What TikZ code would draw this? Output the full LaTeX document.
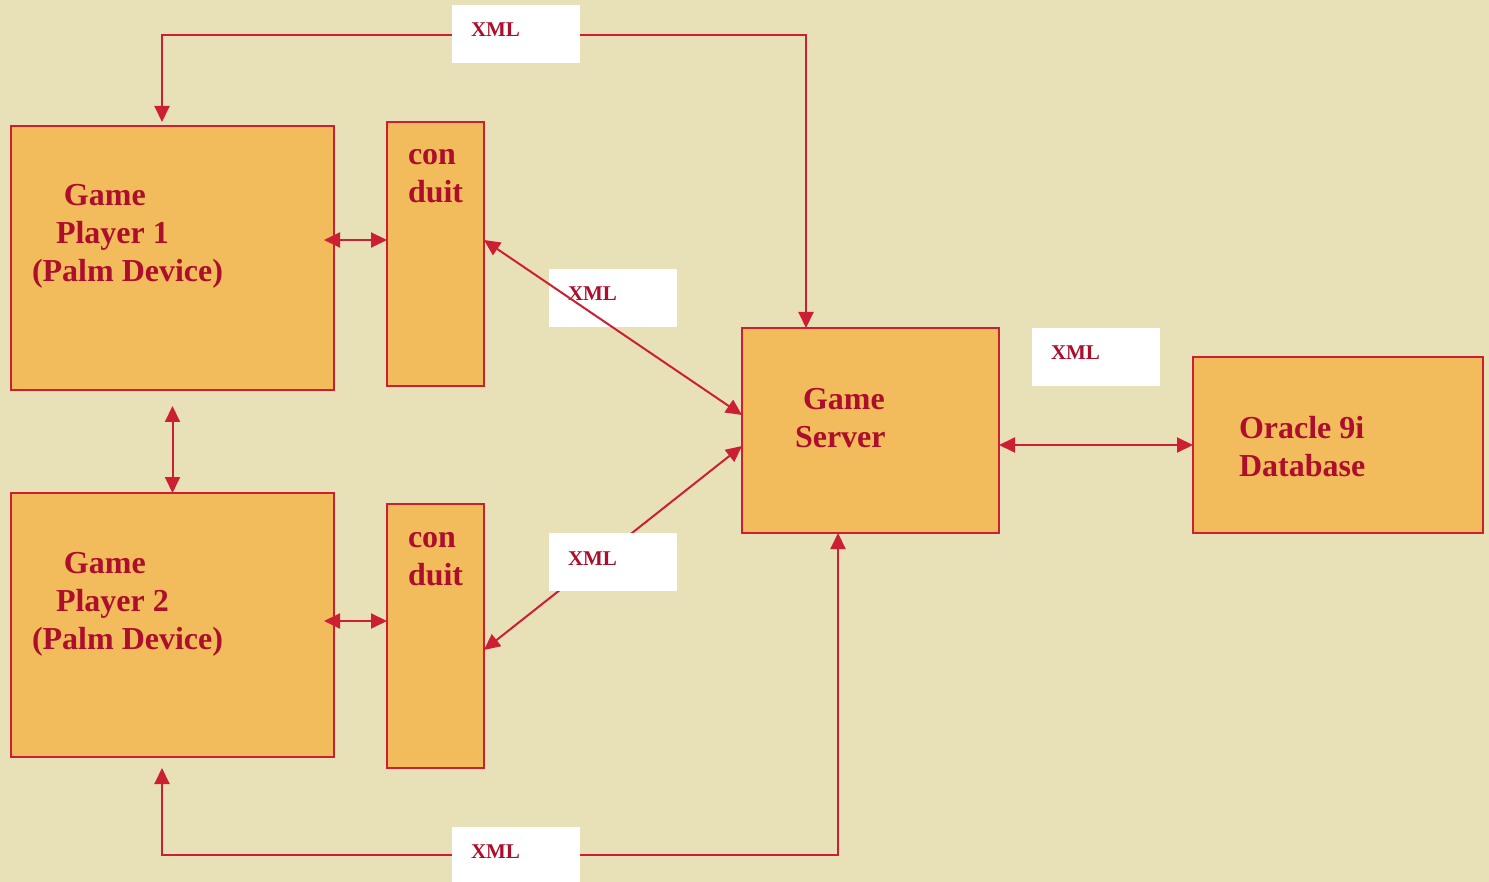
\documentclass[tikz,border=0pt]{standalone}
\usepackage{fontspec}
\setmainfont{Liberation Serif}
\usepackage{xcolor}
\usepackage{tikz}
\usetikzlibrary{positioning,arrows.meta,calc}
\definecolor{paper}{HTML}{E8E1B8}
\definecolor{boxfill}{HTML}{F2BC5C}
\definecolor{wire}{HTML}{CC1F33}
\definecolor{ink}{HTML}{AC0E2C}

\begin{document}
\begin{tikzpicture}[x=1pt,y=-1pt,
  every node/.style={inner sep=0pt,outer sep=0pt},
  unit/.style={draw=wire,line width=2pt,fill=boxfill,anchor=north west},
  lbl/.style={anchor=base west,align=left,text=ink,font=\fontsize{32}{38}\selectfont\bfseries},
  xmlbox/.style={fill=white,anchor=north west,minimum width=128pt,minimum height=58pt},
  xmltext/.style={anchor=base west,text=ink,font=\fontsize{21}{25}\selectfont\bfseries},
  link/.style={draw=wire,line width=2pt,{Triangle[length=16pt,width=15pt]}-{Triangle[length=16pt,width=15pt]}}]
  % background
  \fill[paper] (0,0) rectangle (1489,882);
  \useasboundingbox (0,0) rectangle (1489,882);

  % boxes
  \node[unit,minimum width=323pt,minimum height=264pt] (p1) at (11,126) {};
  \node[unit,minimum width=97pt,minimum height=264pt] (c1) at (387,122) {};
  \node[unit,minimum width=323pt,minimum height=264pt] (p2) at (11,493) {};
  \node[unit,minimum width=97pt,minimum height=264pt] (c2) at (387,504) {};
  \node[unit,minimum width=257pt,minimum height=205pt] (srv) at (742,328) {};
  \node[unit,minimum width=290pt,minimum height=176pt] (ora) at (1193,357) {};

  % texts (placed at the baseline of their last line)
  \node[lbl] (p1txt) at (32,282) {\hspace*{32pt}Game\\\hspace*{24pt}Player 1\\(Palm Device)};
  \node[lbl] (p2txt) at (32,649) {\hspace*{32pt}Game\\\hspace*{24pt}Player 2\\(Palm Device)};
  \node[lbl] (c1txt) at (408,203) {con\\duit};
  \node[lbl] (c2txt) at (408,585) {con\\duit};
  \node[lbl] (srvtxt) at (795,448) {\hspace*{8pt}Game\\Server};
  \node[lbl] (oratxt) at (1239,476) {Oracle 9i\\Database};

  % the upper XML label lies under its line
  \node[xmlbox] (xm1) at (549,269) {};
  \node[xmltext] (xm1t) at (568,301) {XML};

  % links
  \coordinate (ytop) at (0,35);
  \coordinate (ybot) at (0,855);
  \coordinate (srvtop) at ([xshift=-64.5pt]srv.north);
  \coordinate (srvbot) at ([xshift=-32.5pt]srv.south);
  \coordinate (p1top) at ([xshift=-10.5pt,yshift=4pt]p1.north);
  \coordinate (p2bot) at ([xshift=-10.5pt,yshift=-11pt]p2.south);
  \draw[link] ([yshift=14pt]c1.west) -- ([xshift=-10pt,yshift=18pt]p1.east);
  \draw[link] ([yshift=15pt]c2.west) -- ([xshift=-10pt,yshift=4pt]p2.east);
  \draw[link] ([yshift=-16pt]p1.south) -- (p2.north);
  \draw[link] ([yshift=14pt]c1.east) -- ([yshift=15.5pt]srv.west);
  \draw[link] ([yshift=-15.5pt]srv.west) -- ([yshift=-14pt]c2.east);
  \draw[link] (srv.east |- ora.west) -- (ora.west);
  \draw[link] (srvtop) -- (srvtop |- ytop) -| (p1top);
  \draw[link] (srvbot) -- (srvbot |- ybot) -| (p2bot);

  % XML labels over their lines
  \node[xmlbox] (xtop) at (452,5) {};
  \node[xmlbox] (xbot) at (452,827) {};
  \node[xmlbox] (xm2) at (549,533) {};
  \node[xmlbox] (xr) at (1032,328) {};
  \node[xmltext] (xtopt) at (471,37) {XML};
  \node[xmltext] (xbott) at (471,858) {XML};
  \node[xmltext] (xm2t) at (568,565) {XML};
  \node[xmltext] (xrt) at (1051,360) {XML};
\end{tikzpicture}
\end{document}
•••••
Omit the pictures and reproduce the listing exactly.

What TikZ code would draw this? Output the full LaTeX document.
\documentclass[tikz,border=0pt]{standalone}
\usepackage{fontspec}
\setmainfont{Liberation Serif}
\usepackage{xcolor}
\usepackage{tikz}
\usetikzlibrary{positioning,arrows.meta,calc}
\definecolor{paper}{HTML}{E8E1B8}
\definecolor{boxfill}{HTML}{F2BC5C}
\definecolor{wire}{HTML}{CC1F33}
\definecolor{ink}{HTML}{AC0E2C}

\begin{document}
\begin{tikzpicture}[x=1pt,y=-1pt,
  every node/.style={inner sep=0pt,outer sep=0pt},
  unit/.style={draw=wire,line width=2pt,fill=boxfill,anchor=north west},
  lbl/.style={anchor=base west,align=left,text=ink,font=\fontsize{32}{38}\selectfont\bfseries},
  xmlbox/.style={fill=white,anchor=north west,minimum width=128pt,minimum height=58pt},
  xmltext/.style={anchor=base west,text=ink,font=\fontsize{21}{25}\selectfont\bfseries},
  link/.style={draw=wire,line width=2pt,{Triangle[length=16pt,width=15pt]}-{Triangle[length=16pt,width=15pt]}}]
  % background
  \fill[paper] (0,0) rectangle (1489,882);
  \useasboundingbox (0,0) rectangle (1489,882);

  % boxes
  \node[unit,minimum width=323pt,minimum height=264pt] (p1) at (11,126) {};
  \node[unit,minimum width=97pt,minimum height=264pt] (c1) at (387,122) {};
  \node[unit,minimum width=323pt,minimum height=264pt] (p2) at (11,493) {};
  \node[unit,minimum width=97pt,minimum height=264pt] (c2) at (387,504) {};
  \node[unit,minimum width=257pt,minimum height=205pt] (srv) at (742,328) {};
  \node[unit,minimum width=290pt,minimum height=176pt] (ora) at (1193,357) {};

  % texts (placed at the baseline of their last line)
  \node[lbl] (p1txt) at (32,282) {\hspace*{32pt}Game\\\hspace*{24pt}Player 1\\(Palm Device)};
  \node[lbl] (p2txt) at (32,649) {\hspace*{32pt}Game\\\hspace*{24pt}Player 2\\(Palm Device)};
  \node[lbl] (c1txt) at (408,203) {con\\duit};
  \node[lbl] (c2txt) at (408,585) {con\\duit};
  \node[lbl] (srvtxt) at (795,448) {\hspace*{8pt}Game\\Server};
  \node[lbl] (oratxt) at (1239,476) {Oracle 9i\\Database};

  % the upper XML label lies under its line
  \node[xmlbox] (xm1) at (549,269) {};
  \node[xmltext] (xm1t) at (568,301) {XML};

  % links
  \coordinate (ytop) at (0,35);
  \coordinate (ybot) at (0,855);
  \coordinate (srvtop) at ([xshift=-64.5pt]srv.north);
  \coordinate (srvbot) at ([xshift=-32.5pt]srv.south);
  \coordinate (p1top) at ([xshift=-10.5pt,yshift=4pt]p1.north);
  \coordinate (p2bot) at ([xshift=-10.5pt,yshift=-11pt]p2.south);
  \draw[link] ([yshift=14pt]c1.west) -- ([xshift=-10pt,yshift=18pt]p1.east);
  \draw[link] ([yshift=15pt]c2.west) -- ([xshift=-10pt,yshift=4pt]p2.east);
  \draw[link] ([yshift=-16pt]p1.south) -- (p2.north);
  \draw[link] ([yshift=14pt]c1.east) -- ([yshift=15.5pt]srv.west);
  \draw[link] ([yshift=-15.5pt]srv.west) -- ([yshift=-14pt]c2.east);
  \draw[link] (srv.east |- ora.west) -- (ora.west);
  \draw[link] (srvtop) -- (srvtop |- ytop) -| (p1top);
  \draw[link] (srvbot) -- (srvbot |- ybot) -| (p2bot);

  % XML labels over their lines
  \node[xmlbox] (xtop) at (452,5) {};
  \node[xmlbox] (xbot) at (452,827) {};
  \node[xmlbox] (xm2) at (549,533) {};
  \node[xmlbox] (xr) at (1032,328) {};
  \node[xmltext] (xtopt) at (471,37) {XML};
  \node[xmltext] (xbott) at (471,858) {XML};
  \node[xmltext] (xm2t) at (568,565) {XML};
  \node[xmltext] (xrt) at (1051,360) {XML};
\end{tikzpicture}
\end{document}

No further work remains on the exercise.